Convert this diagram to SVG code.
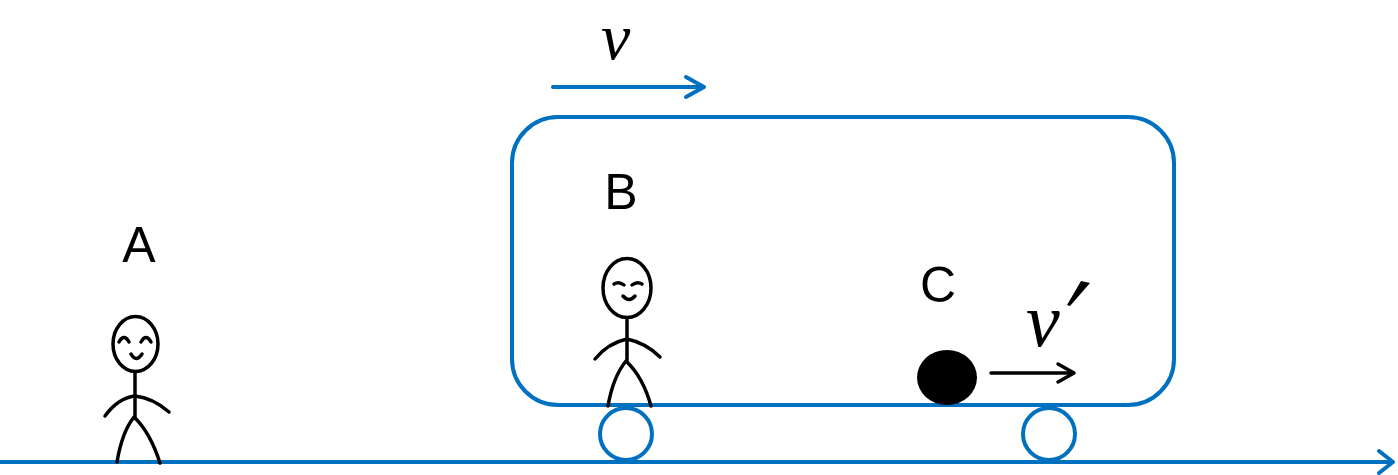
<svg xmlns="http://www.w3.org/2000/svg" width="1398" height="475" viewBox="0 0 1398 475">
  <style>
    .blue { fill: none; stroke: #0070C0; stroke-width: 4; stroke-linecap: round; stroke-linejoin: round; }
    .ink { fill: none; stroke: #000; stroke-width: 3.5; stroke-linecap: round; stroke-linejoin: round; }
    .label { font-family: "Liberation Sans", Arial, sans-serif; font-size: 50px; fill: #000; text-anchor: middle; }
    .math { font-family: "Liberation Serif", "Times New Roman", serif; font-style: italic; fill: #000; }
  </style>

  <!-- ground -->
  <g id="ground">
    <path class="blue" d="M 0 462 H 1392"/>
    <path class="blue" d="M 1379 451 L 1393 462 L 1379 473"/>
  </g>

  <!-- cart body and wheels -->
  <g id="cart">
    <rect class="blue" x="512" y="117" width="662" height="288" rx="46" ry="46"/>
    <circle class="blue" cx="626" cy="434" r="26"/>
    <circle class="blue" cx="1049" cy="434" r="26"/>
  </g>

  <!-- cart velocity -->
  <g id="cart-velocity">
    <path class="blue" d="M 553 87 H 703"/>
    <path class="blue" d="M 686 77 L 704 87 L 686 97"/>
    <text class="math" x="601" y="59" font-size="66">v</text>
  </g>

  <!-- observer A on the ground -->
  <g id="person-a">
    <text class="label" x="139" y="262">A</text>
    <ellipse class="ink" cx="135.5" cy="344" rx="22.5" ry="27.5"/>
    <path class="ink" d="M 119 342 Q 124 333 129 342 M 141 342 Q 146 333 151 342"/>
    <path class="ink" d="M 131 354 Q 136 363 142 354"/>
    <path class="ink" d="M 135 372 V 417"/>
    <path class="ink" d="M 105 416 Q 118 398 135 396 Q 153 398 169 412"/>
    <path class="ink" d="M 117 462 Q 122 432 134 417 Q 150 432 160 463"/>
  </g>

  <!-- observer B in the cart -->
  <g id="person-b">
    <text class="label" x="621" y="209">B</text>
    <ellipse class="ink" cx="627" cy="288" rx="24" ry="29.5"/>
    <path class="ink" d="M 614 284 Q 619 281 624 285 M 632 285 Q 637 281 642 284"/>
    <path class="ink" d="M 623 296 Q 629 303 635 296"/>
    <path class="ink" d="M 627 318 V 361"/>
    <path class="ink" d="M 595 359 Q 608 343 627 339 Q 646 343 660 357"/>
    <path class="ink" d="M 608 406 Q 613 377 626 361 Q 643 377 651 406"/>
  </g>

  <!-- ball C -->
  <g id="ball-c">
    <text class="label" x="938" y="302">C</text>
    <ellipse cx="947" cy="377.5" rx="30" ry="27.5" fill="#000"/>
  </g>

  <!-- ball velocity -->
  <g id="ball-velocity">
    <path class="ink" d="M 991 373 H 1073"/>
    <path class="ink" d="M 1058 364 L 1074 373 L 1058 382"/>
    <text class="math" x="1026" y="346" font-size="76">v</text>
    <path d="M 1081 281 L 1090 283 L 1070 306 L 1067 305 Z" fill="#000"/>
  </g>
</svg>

.....

# Exercise goal
Would you return the data exactly as written, without the pictures?

# Response below
Convert this diagram to SVG code.
<svg xmlns="http://www.w3.org/2000/svg" width="1398" height="475" viewBox="0 0 1398 475">
  <style>
    .blue { fill: none; stroke: #0070C0; stroke-width: 4; stroke-linecap: round; stroke-linejoin: round; }
    .ink { fill: none; stroke: #000; stroke-width: 3.5; stroke-linecap: round; stroke-linejoin: round; }
    .label { font-family: "Liberation Sans", Arial, sans-serif; font-size: 50px; fill: #000; text-anchor: middle; }
    .math { font-family: "Liberation Serif", "Times New Roman", serif; font-style: italic; fill: #000; }
  </style>

  <!-- ground -->
  <g id="ground">
    <path class="blue" d="M 0 462 H 1392"/>
    <path class="blue" d="M 1379 451 L 1393 462 L 1379 473"/>
  </g>

  <!-- cart body and wheels -->
  <g id="cart">
    <rect class="blue" x="512" y="117" width="662" height="288" rx="46" ry="46"/>
    <circle class="blue" cx="626" cy="434" r="26"/>
    <circle class="blue" cx="1049" cy="434" r="26"/>
  </g>

  <!-- cart velocity -->
  <g id="cart-velocity">
    <path class="blue" d="M 553 87 H 703"/>
    <path class="blue" d="M 686 77 L 704 87 L 686 97"/>
    <text class="math" x="601" y="59" font-size="66">v</text>
  </g>

  <!-- observer A on the ground -->
  <g id="person-a">
    <text class="label" x="139" y="262">A</text>
    <ellipse class="ink" cx="135.5" cy="344" rx="22.5" ry="27.5"/>
    <path class="ink" d="M 119 342 Q 124 333 129 342 M 141 342 Q 146 333 151 342"/>
    <path class="ink" d="M 131 354 Q 136 363 142 354"/>
    <path class="ink" d="M 135 372 V 417"/>
    <path class="ink" d="M 105 416 Q 118 398 135 396 Q 153 398 169 412"/>
    <path class="ink" d="M 117 462 Q 122 432 134 417 Q 150 432 160 463"/>
  </g>

  <!-- observer B in the cart -->
  <g id="person-b">
    <text class="label" x="621" y="209">B</text>
    <ellipse class="ink" cx="627" cy="288" rx="24" ry="29.5"/>
    <path class="ink" d="M 614 284 Q 619 281 624 285 M 632 285 Q 637 281 642 284"/>
    <path class="ink" d="M 623 296 Q 629 303 635 296"/>
    <path class="ink" d="M 627 318 V 361"/>
    <path class="ink" d="M 595 359 Q 608 343 627 339 Q 646 343 660 357"/>
    <path class="ink" d="M 608 406 Q 613 377 626 361 Q 643 377 651 406"/>
  </g>

  <!-- ball C -->
  <g id="ball-c">
    <text class="label" x="938" y="302">C</text>
    <ellipse cx="947" cy="377.5" rx="30" ry="27.5" fill="#000"/>
  </g>

  <!-- ball velocity -->
  <g id="ball-velocity">
    <path class="ink" d="M 991 373 H 1073"/>
    <path class="ink" d="M 1058 364 L 1074 373 L 1058 382"/>
    <text class="math" x="1026" y="346" font-size="76">v</text>
    <path d="M 1081 281 L 1090 283 L 1070 306 L 1067 305 Z" fill="#000"/>
  </g>
</svg>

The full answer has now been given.